2) KOffice is built on KParts. In particular, here is a KDE Automation tutorial. This is a rather old document, and things have improved since then, too.
So you, sir, will be needing another ass if you expect to keep talking out of it. Seriously, though, I sort of agree with you're final point: if you actually use one of the missing features, it can be a pain to switch. You just picked a bad example feature, and stated it with too much certainty and vehemence, and I don't want misinformation like that to spread too far.
We had an MFC vs wxWindows discussion, where Qt and others were of course brought up, and it was MUCH more informative. See here.
First, thanks for replying. Seems like we'll probably agree to disagree, though :)
:)
The subtleties you have worked hard to understand and work within don't exist in other, more perspicuously designed GUI frameworks.
Mostly, the subtleties I have worked hard to learn are subtleties of GUI programming in a WIMP environment. There's pretty much no way around knowing what events are generated for various things and what data comes along for the ride. Whatever your environment is, you will occasionally need to know what the construction order is of your windows and other frustrating items. And I won't believe for a minute that there exists a toolkit worth using without subtleties.
I would rather have something behave the right way the first time than in some peculiar way to be vaguely deduced/read about.
I find that newbs tend to get confused/frustrated because it's so easy to get started with appwizard that they get misled into thinking that you don't have to know anything to make it work. A lot of them, being fresh out of school, have never done event driven programming, and are just overwhelmed by the whole model ("where's the f*#@ing main() function?!?"). These people should do some windows programming straight to the API before trying MFC or some other toolkit, because they will find any machinery peculiar and has to be read about.
I understand your affinity for MFC: once you've gone through the pain and considerable expense in time of learning it, it's hard to believe there's something else out there that's much simpler to use and equally, if not more, powerful.
Let me clarify that I do not like MFC. It has the same problem as pretty much every toolkit that I've worked with: it bundles a GUI toolkit with an application framework with a bunch of utility classes.
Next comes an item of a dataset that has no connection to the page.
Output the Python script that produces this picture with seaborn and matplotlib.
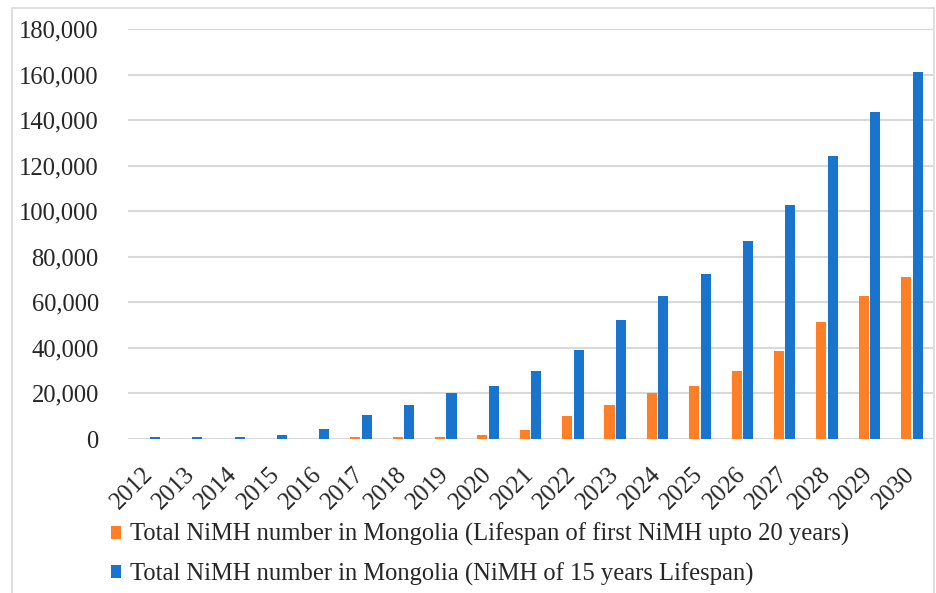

The GUI toolkit is pretty reasonable given the windows API it has to work with. The app framwork kinda sucks, and I don't like the utility classes much. Now, while people like boost.org are working on utility classes that will rock, they're not ready yet, and nobody that I know of really cares much about app frameworks.
Finally, porting fromanything to anything is by definition more work that simply writing that one thing once.
On the surface, this seems like a truism. However, lets say that you have a tool that will save 10% of your development time if you use A instead of B, and that you already know A but not B, and you can port from A to B without really having to know a lot about B, and so you can port in about 1% of the development time. In other words, I think that given this guy's situation, it is very reasonable to expect that appwizard and classwizard will save him more time than he spends porting to wxWindows.
This is a valid point. I made the assumption that hardly anyone with this cursory a knowledge in GUI programming on windows would be creating yet another chess program for commercial purposes.
Consider the possibility that he's using this as a learning experience for a future commercial project. Not necessarily a deciding factor, but you do want to keep in mind how your skillsets will help you in the future
I think that this is a troll, although I can't tell for sure. Seems a little misinformed, at least.
wxWindows is no silver bullet, but it is very functional. All of my experience has been, "it just works." The main extra work for me in getting code to be cross platform when working with wxWindows is the different build environments. If you're a VC++ developer, then the whole Makefile thing can be confusing for a while.
You go on to rip on the autogenerated code, which suggests to me that you were having some trouble grasping the MFC framework. It takes a little getting used to if you've never done event based programming before, but apparently this guy has done MFC before, so this shouldn't be a hurdle. The stuff that AppWizard and ClassWizard generate are there for a reason, and very rarely do you have mess with any of it. On the occasions that you do have this need, then yes, you need to read the comments, and should probably get a book. MFC has its shortcomings, sure, but usually people struggle more because they don't understand the windows API programming going on in the background. If you want to do fancy stuff, then you have to know what events to handle, what the creation sequences are, and occasionally there are subtle interactions between MFC and the API. But this guy just wants to write YACP (Yet Another Chess Program), so I doubt he's going to do anything fancy. So VC++ will save him a bunch of time and not cause much in the way of headaches.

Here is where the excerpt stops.